Games to Promote Diversity and Inclusion in the Workplace

Games to Promote Diversity and Inclusion in the Workplace
The IncLudo Project

Despite the continual progress made to improve diversity in the workplace, we still have a long way to go to integrate all members of our society into the workforce. This is global challenge, and as the world’s largest democracy, India is no exception. India has the lowest participation rate of females among similar emerging economies, with only 29% of women over the age of 15 working. Furthermore, Muslims constitute 14 percent of India’s population but only one out of 25 university student is a Muslim and their share in bureaucracy is just 2.5 percent.

Can games be used to promote diversity and inclusion in the workplace? We believe that believe that games are the ideal means to teach the benefits of inclusivity and contribute to lasting behavior change. Games allow people to explore different possibilities, to discuss stereotypes and fears in an open manner, and to reconsider their position from another point of view. And most of all, they’re fun!

The IncLudo project is a collaborative project of ZMQ Development (Delhi) and the CRI (SCIRE Association, Paris), supported by the European Instrument for Democracy and Human Rights (EIDHR). The project is three years long. In the year (2016), we dreamed up many game designs, and tested 12 prototypes with out target audiences in India. In the second year (2017), we selected 4 of the designs and produced games to be used within workshops with target organizations. The third and final year (2018) is dedicated to running workshops with these organizations and monitoring what changes to policy and company culture will result.

IncLudo is imbued philosophy of openness: open source, open data, and open process. Not only are the tools themselves free to use, modify, and redistribute, but all information gathered in the action are available to the public for analysis and discussion.

Our Games

Capture d’écran 2017-10-04 à 19.10.15 Pirate Partage is a physical game about group communication overcoming handicaps. In Pirate Partage, four players sit around a table. Each of them is a pirate, and their hard life has lead to difficult handicaps. One pirate has a double eye-patch, and can’t see. Another pirate can’t talk. Another can’t hear (too many cannon blasts). And the last pirate only has a hook for a hand. Together they must split up their treasure in a limited amount of time. To make matters more complicated, each has to get another pirate’s help to move the treasure around.

In workshops, Pirate Partage is a way to enter in discussions about handicaps within an organization. What are the challenges to bringing in people with handicaps, and how can the organization adjust to accommodate them?

IMG_1502Pin My State is a simple and fast trivia game to learn about the wealth of diversity between the many states and territories of India. In the game, each team competes to answer trivia questions related to an Indian state or union territory, on subjects like movies, politics, literature, food, and others. As they answer correctly, they gain ingredients for their recipes, and get to place pins of their color into the cork playing board, which they later tie together with thread.

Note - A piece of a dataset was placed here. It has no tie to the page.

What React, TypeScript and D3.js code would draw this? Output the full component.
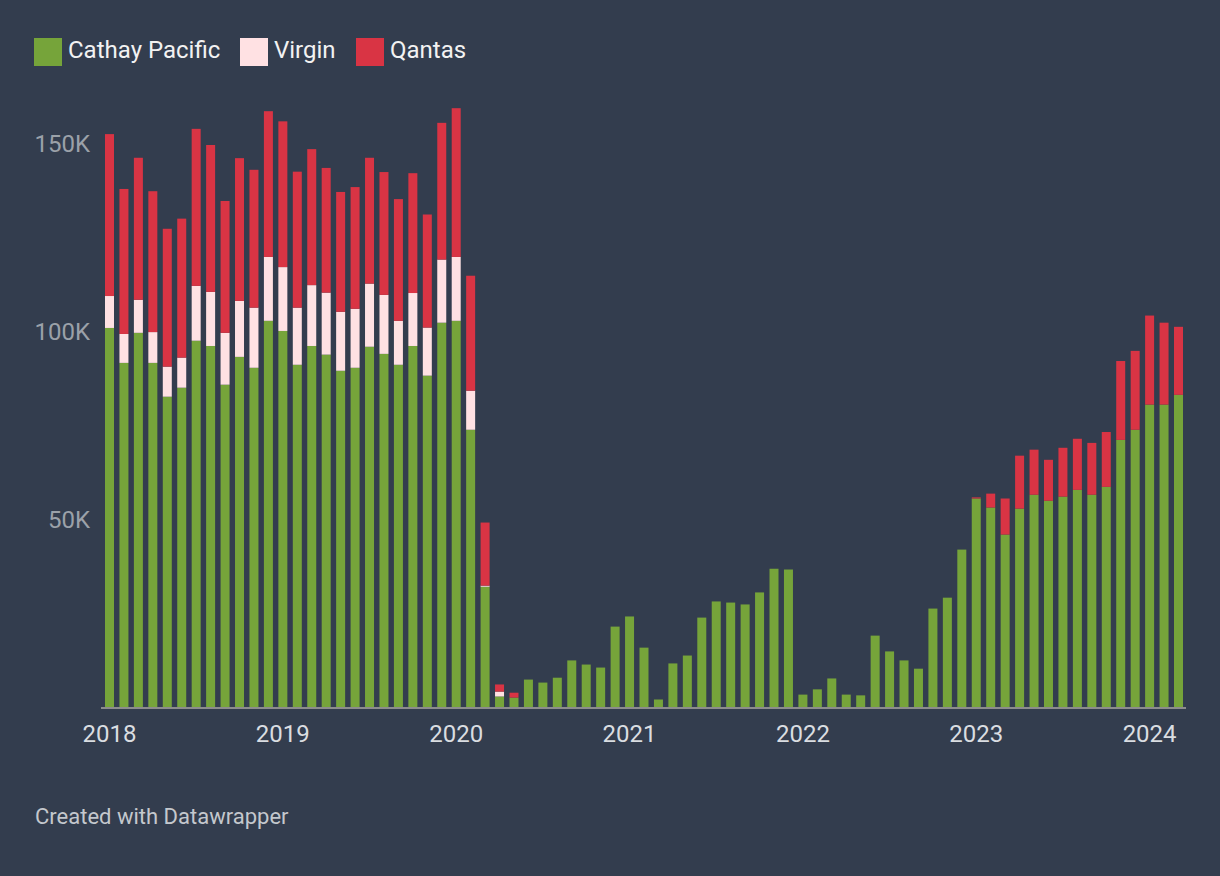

Within a workshop, Pin My State can be used to challenge stereotypes about the character of people from each state. It also serves as a means for the group to discover what geographical diversity is present within the group, and what is missing.


Another Day is a visual novel exploring diversity and inclusivity in the workplace. In Another Day, the player is a HR director at a company in Delhi. They must make ethical decisions in order to maintain a productive and inclusive atmosphere within their workplace. These decisions must balance the desires and fears of employees that differ on issues around sexual orientation, clothes, religion, food, etc.

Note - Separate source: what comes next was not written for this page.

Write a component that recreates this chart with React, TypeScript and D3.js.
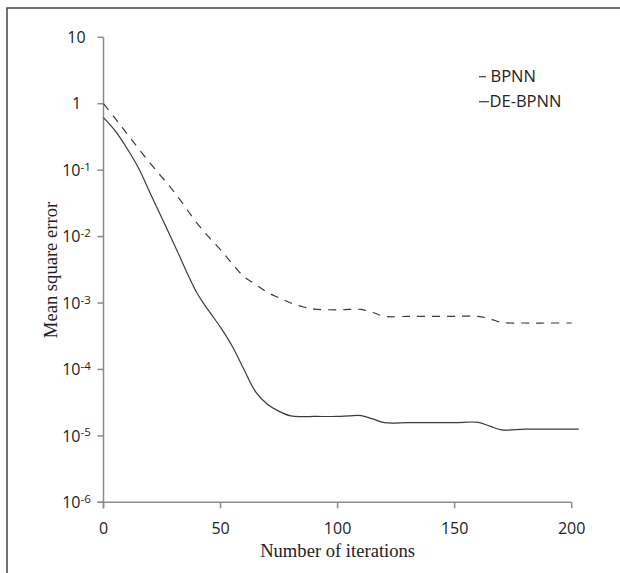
import React from "react";
import * as d3 from "d3";

const iterations = [0, 5, 10, 20, 30, 40, 45, 50, 55, 60, 65, 70, 75, 80, 85, 90, 100, 105, 110, 115, 120, 130, 140, 150, 160, 165, 170, 180, 190, 200];
const bpnn = [1.0, 0.6, 0.355, 0.126, 0.048, 0.0158, 0.0098, 0.0063, 0.0039, 0.0025, 0.0019, 0.00145, 0.0012, 0.001, 0.00088, 0.00081, 0.00079, 0.0008, 0.0008, 0.00072, 0.00063, 0.00063, 0.00063, 0.00063, 0.00063, 0.00058, 0.00051, 0.0005, 0.0005, 0.0005];

const deIterations = [0, 5, 10, 15, 20, 30, 40, 45, 50, 55, 60, 65, 70, 75, 80, 85, 90, 100, 105, 110, 115, 120, 130, 140, 150, 160, 165, 170, 180, 190, 203];
const debpnn = [0.617, 0.39, 0.214, 0.107, 0.0447, 0.0079, 0.0014, 0.00076, 0.00043, 0.000224, 0.0001, 0.000046, 0.00003, 0.0000234, 0.00002, 0.0000195, 0.0000196, 0.0000196, 0.00002, 0.0000202, 0.000018, 0.0000158, 0.0000158, 0.0000158, 0.0000158, 0.000016, 0.000014, 0.0000123, 0.0000126, 0.0000126, 0.0000126];

const xTicks = [0, 50, 100, 150, 200];
const yTicks = [10, 1, 1e-1, 1e-2, 1e-3, 1e-4, 1e-5, 1e-6];
const yTickLabels: [string, string][] = [["10", ""], ["1", ""], ["10", "-1"], ["10", "-2"], ["10", "-3"], ["10", "-4"], ["10", "-5"], ["10", "-6"]];
const seriesNames = ["BPNN", "DE-BPNN"];

export default function App() {
  const x = d3.scaleLinear().domain([0, 200]).range([103.5, 571.7]);
  const y = d3.scaleLog().domain([1e-6, 10]).range([502.3, 37.3]);
  const line = d3
    .line<[number, number]>()
    .x((d) => x(d[0]))
    .y((d) => y(d[1]))
    .curve(d3.curveCatmullRom.alpha(0.5));
  const bpPath = line(iterations.map((it, i) => [it, bpnn[i]]) as [number, number][]) || "";
  const dePath = line(deIterations.map((it, i) => [it, debpnn[i]]) as [number, number][]) || "";
  const axisColor = "#8a8a8a";
  const lineColor = "#3a3a3a";
  const sans = "'Open Sans', 'Liberation Sans', sans-serif";
  const serif = "'Liberation Serif', 'DejaVu Serif', serif";
  const y0 = y(1e-6);
  const x0 = x(0);
  return (
    <div style={{ position: "absolute", left: 0, top: 0 }}>
      <svg width={620} height={573} style={{ display: "block" }}>
        <rect x={0} y={0} width={620} height={573} fill="#fff" />
        <rect x={7} y={8} width={640} height={600} fill="none" stroke="#444" strokeWidth={1.5} />
        {/* y axis */}
        <line x1={x0} x2={x0} y1={y(10)} y2={y0 + 6} stroke={axisColor} strokeWidth={1.5} />
        {yTicks.map((t, i) => (
          <g key={"yt" + i}>
            <line x1={x0 - 6} x2={x0} y1={y(t)} y2={y(t)} stroke={axisColor} strokeWidth={1.5} />
            <text x={76.5} y={y(t)} dy="0.36em" textAnchor="middle" fontFamily={sans} fontSize={16} fill="#222">
              {yTickLabels[i][0]}
              {yTickLabels[i][1] ? (
                <tspan dy="-0.45em" fontSize={11.5}>
                  {yTickLabels[i][1]}
                </tspan>
              ) : null}
            </text>
          </g>
        ))}
        {/* x axis */}
        <line x1={x0 - 6} x2={x(200)} y1={y0} y2={y0} stroke={axisColor} strokeWidth={1.5} />
        {xTicks.map((t) => (
          <g key={"xt" + t}>
            <line x1={x(t)} x2={x(t)} y1={y0} y2={y0 + 6} stroke={axisColor} strokeWidth={1.5} />
            <text x={x(t)} y={534} textAnchor="middle" fontFamily={sans} fontSize={16} fill="#222">
              {t}
            </text>
          </g>
        ))}
        <text x={337.6} y={557} textAnchor="middle" fontFamily={serif} fontSize={18.6} fill="#222">
          Number of iterations
        </text>
        <text transform="translate(57,270) rotate(-90)" textAnchor="middle" fontFamily={serif} fontSize={18.6} fill="#222">
          Mean square error
        </text>
        {/* series */}
        <path d={bpPath} fill="none" stroke={lineColor} strokeWidth={1.2} strokeDasharray="8,7" />
        <path d={dePath} fill="none" stroke={lineColor} strokeWidth={1.2} />
        {/* legend */}
        <line x1={479} x2={486} y1={76.7} y2={76.7} stroke={lineColor} strokeWidth={1.2} />
        <text x={490.5} y={82} fontFamily={sans} fontSize={16.5} fill="#222">
          {seriesNames[0]}
        </text>
        <line x1={479} x2={489} y1={101.7} y2={101.7} stroke={lineColor} strokeWidth={1.2} />
        <text x={489.5} y={107} fontFamily={sans} fontSize={16.5} fill="#222">
          {seriesNames[1]}
        </text>
      </svg>
    </div>
  );
}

Another Day is played ahead of and between workshops in order to sensitive players to common issues and arguments that come from embracing a diverse workforce. There are also role playing exercises that use characters from Another Day as a way to work through workplace conflict.


Hired is a mixed cooperative and competitive game about the power of bias in the hiring process. In Hired, the players represent a team of managers deciding on which candidates to hire for important positions in their organization. In addition to the CVs of the candidates, they each have access to information known only to them, that could influence the decision. However, each player also has a secret bias, such as not wanting to hire women, or not wanting to hire older people, etc. The players decide which information to share, to not share, or to lie about, in order to match their bias. But if another player detects their bias, they can be called out and their power diminished.

Playing Hired is a a great way to introduce the concept of implicit bias and the wealth of research results that document it. Within workshops, we discuss concrete ways in which organizations can change their hiring processes to account for bias.